Founded in Mexico in 1906, Cemex is a global leader in the building materials industry. It is also one of the most innovative companies in the world, despite operating in the very un-sexy core business of ready mixed concrete.
Construction projects are often plagued with delays like the weather, labor disputes, and numerous other factors which push each sequential supplier and project contractor further askew in their own scheduling. Add to this the fact that inputs like ready mixed concrete have very short shelf live, and you will readily see that delays can cost builders a considerable amount of money, aggravation, and inconvenience. Some estimates place the amount of cancelled concrete orders as high as 50% on the prescribed delivery day due to construction delays.
…concrete is a commodity, but TIME is a precious resource.

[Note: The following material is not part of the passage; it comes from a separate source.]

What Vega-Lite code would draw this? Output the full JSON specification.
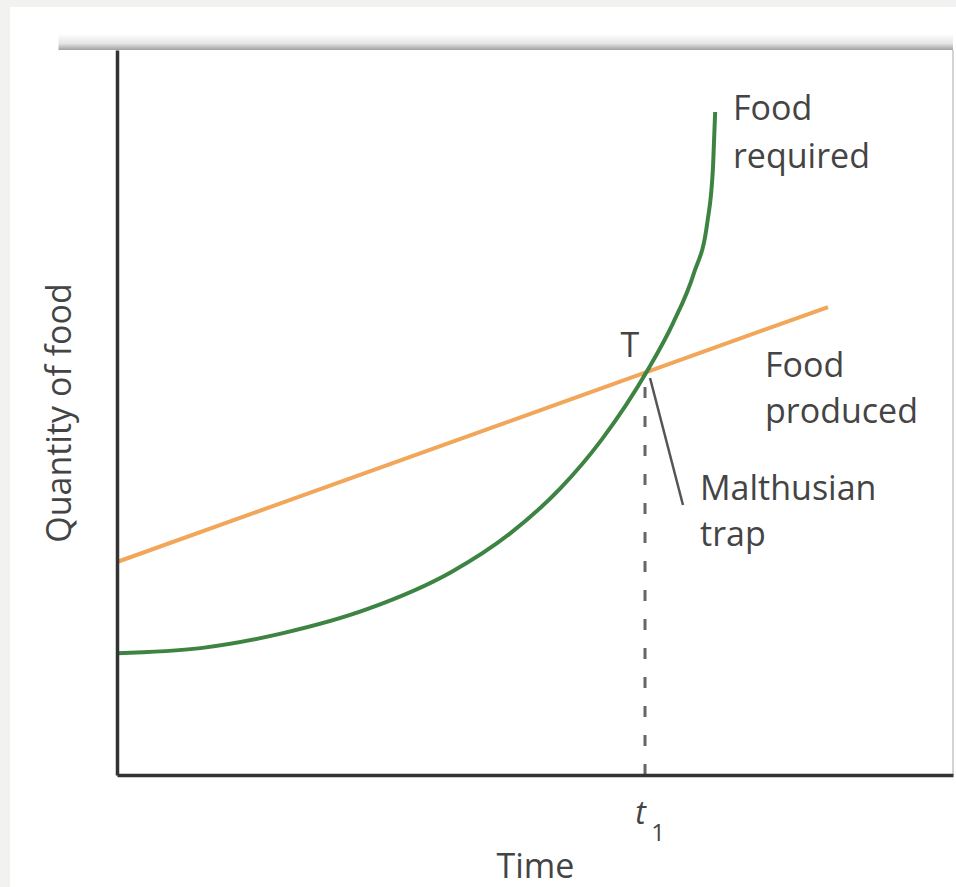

In the construction industry concrete is a commodity, but TIME is a precious resource. Being behind schedule can easily crush a project’s economics and place it into an irrecoverable financial sinkhole.
Sensing an opportunity, Cemex set about to create a strategy that capitalized on this insight. Beginning in the late 1980’s in its home market of Mexico, the company launched a satellite communications system called CemexNet. This was a vital foundation of its infrastructure that allowed the company to control and coordinate its production facilities from a central clearinghouse in real-time. In the 1990’s, it aggressively moved to install GPS tracking in all of its trucks. A central dispatch center now knew precisely where each of its trucks were, local traffic conditions, cancelled orders, work sites that were ahead of schedule, and inventory levels and production conditions at all of its plants.

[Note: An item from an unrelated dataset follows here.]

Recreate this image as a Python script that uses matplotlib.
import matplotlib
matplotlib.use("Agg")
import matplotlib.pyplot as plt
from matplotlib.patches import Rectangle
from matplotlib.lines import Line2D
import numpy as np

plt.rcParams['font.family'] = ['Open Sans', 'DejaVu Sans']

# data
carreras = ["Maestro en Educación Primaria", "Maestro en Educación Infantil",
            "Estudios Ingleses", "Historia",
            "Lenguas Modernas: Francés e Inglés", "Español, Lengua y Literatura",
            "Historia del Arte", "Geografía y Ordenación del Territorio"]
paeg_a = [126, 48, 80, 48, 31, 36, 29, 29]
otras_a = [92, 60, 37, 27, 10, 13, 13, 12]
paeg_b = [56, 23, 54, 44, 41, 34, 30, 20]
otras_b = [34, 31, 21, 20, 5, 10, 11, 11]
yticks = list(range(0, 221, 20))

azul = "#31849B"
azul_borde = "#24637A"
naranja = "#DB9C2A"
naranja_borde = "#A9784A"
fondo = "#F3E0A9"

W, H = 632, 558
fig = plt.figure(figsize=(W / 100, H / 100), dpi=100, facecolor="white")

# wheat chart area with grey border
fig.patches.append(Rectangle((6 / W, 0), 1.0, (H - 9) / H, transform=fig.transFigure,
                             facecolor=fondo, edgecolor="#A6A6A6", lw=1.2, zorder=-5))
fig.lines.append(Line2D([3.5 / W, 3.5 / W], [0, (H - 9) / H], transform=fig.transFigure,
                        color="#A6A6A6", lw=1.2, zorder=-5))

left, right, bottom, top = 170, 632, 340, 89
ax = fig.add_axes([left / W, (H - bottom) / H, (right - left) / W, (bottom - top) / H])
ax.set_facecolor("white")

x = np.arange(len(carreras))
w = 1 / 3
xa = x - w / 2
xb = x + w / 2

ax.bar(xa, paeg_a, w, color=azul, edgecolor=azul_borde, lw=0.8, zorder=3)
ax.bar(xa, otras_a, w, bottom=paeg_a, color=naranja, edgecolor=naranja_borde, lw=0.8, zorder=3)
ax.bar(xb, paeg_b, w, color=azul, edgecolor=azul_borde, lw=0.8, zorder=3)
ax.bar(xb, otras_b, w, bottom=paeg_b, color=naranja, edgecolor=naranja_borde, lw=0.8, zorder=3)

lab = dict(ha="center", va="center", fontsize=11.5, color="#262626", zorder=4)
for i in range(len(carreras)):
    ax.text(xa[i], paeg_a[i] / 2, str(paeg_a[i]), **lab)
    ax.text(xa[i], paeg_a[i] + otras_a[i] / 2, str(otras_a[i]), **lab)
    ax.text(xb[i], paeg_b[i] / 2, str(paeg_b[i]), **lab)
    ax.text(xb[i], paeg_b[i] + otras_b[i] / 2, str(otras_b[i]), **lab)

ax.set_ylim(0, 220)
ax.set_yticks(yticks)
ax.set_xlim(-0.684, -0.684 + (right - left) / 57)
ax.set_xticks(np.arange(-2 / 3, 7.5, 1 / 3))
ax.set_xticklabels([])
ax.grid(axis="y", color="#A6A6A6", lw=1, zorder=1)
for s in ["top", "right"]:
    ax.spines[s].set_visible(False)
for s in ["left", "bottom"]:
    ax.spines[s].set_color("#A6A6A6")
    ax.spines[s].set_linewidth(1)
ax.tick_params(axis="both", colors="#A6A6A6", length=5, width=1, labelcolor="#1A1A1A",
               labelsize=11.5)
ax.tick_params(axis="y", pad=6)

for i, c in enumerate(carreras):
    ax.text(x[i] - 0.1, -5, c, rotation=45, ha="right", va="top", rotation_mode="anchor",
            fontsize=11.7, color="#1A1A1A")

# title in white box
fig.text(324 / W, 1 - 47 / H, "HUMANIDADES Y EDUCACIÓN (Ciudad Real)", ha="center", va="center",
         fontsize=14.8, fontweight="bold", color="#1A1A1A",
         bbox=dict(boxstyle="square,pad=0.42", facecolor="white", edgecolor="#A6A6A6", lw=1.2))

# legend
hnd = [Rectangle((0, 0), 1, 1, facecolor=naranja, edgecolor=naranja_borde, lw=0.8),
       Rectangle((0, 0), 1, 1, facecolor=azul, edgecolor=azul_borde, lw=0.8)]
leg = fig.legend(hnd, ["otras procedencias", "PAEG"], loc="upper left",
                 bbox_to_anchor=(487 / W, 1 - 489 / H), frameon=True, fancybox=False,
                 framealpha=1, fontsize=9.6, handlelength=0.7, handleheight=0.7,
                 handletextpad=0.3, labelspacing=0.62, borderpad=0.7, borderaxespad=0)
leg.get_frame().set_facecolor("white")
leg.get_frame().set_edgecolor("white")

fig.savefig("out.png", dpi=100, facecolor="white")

During this time, Cemex sent teams to study how parcel delivery companies, pizza delivery firms, and emergency response crews handled logistical complexities. They even studied the foraging patterns of ant colonies to glean how mother nature handled the unpredictable to and fro of supply and demand.
… the company optimized its fleet to deliver WHEN the concrete was needed, and not just what was ordered.

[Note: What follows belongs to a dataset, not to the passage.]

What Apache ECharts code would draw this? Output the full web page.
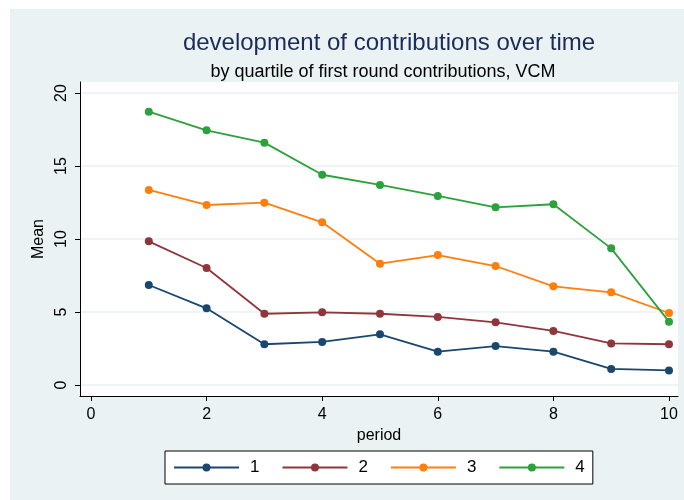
<!DOCTYPE html>
<html>
<head>
<meta charset="utf-8">
<script src="https://cdn.jsdelivr.net/npm/echarts@6/dist/echarts.min.js"></script>
<style>
html, body { margin: 0; padding: 0; background: #fff; }
#main { width: 684px; height: 500px; }
</style>
</head>
<body>
<div id="main"></div>
<script>
// periods 1..10, mean contribution by first-round quartile
var periods = [1, 2, 3, 4, 5, 6, 7, 8, 9, 10];
var quart1 = [6.85, 5.25, 2.79, 2.95, 3.47, 2.28, 2.67, 2.28, 1.10, 1.00];
var quart2 = [9.84, 8.01, 4.88, 4.98, 4.88, 4.66, 4.29, 3.70, 2.85, 2.79];
var quart3 = [13.36, 12.33, 12.49, 11.14, 8.31, 8.90, 8.15, 6.76, 6.35, 4.93];
var quart4 = [18.72, 17.44, 16.60, 14.40, 13.70, 12.95, 12.17, 12.38, 9.36, 4.34];
var seriesNames = ['1', '2', '3', '4'];
var colors = ['#1a476f', '#90353b', '#ff7f0e', '#2ca13c'];
var xTicks = [0, 2, 4, 6, 8, 10];
var yTicks = [0, 5, 10, 15, 20];

var font = 'Liberation Sans, Arial, sans-serif';

function pairs(vals) {
	var out = [];
	for(var i = 0; i < periods.length; i++) {
		out.push([periods[i], vals[i]]);
	}
	return out;
}

var allVals = [quart1, quart2, quart3, quart4];
var series = [];
for(var k = 0; k < allVals.length; k++) {
	series.push({
		name: seriesNames[k],
		type: 'line',
		data: pairs(allVals[k]),
		symbol: 'circle',
		symbolSize: 8,
		color: colors[k],
		lineStyle: { width: 1.8, color: colors[k] },
		itemStyle: { color: colors[k] },
		z: 3 + k
	});
}

var chart = echarts.init(document.getElementById('main'));
chart.setOption({
	backgroundColor: '#fff',
	animation: false,
	graphic: [{
		type: 'rect',
		shape: { x: 10, y: 9, width: 674, height: 491 },
		style: { fill: '#eaf2f3' },
		z: -10
	}],
	title: [{
		text: 'development of contributions over time',
		left: 384,
		top: 26,
		textAlign: 'center',
		textStyle: { fontFamily: font, fontSize: 24, fontWeight: 'normal', color: '#1c2c58' }
	}, {
		text: 'by quartile of first round contributions, VCM',
		left: 378,
		top: 58,
		textAlign: 'center',
		textStyle: { fontFamily: font, fontSize: 18, fontWeight: 'normal', color: '#000' }
	}],
	legend: {
		data: seriesNames,
		left: 165,
		top: 451,
		orient: 'horizontal',
		backgroundColor: '#fff',
		borderColor: '#000',
		borderWidth: 1,
		borderRadius: 0,
		padding: [8, 8, 8, 8],
		itemWidth: 65,
		itemHeight: 10,
		itemGap: 22,
		textStyle: { fontFamily: font, fontSize: 17, color: '#000', padding: [0, 0, 0, 6] }
	},
	grid: {
		left: 80,
		right: 6,
		top: 82,
		bottom: 104,
		show: true,
		backgroundColor: '#fff',
		borderWidth: 0
	},
	xAxis: {
		type: 'value',
		min: -0.19,
		max: 10.156,
		name: 'period',
		nameLocation: 'middle',
		nameGap: 30,
		nameTextStyle: { fontFamily: font, fontSize: 16, color: '#000' },
		axisLine: { show: true, onZero: false, lineStyle: { color: '#000', width: 1 } },
		axisTick: { show: true, customValues: xTicks, length: 5, lineStyle: { color: '#000' } },
		axisLabel: { customValues: xTicks, fontFamily: font, fontSize: 16, color: '#000', margin: 11 },
		splitLine: { show: false }
	},
	yAxis: {
		type: 'value',
		min: -0.753,
		max: 20.753,
		name: 'Mean',
		nameLocation: 'middle',
		nameRotate: 90,
		nameGap: 28,
		nameTextStyle: { fontFamily: font, fontSize: 16, color: '#000' },
		axisLine: { show: true, onZero: false, lineStyle: { color: '#000', width: 1 } },
		axisTick: { show: true, customValues: yTicks, length: 5, lineStyle: { color: '#000' } },
		axisLabel: { customValues: yTicks, rotate: 90, fontFamily: font, fontSize: 16, color: '#000', margin: 10 },
		splitLine: { show: true, lineStyle: { color: '#eaf2f3', width: 1.5 } }
	},
	series: series
});
</script>
</body>
</html>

With this understanding, and backed by the new technology, the company optimized its fleet to deliver WHEN the concrete was needed, and not just what was ordered. The result was that a normal 3 hour window for concrete delivery at a work site could now be reduced to as little as 20 minutes. Beyond this, the company dramatically reduced wasted concrete, and used 35% fewer trucks. Cemex is now one of the world’s largest companies in the building materials industry.
By recognizing that what its customers REALLY WANTED was a flexible and predictable delivery window, Cemex was able to move beyond its core-product and concretely differentiate itself from its competitors.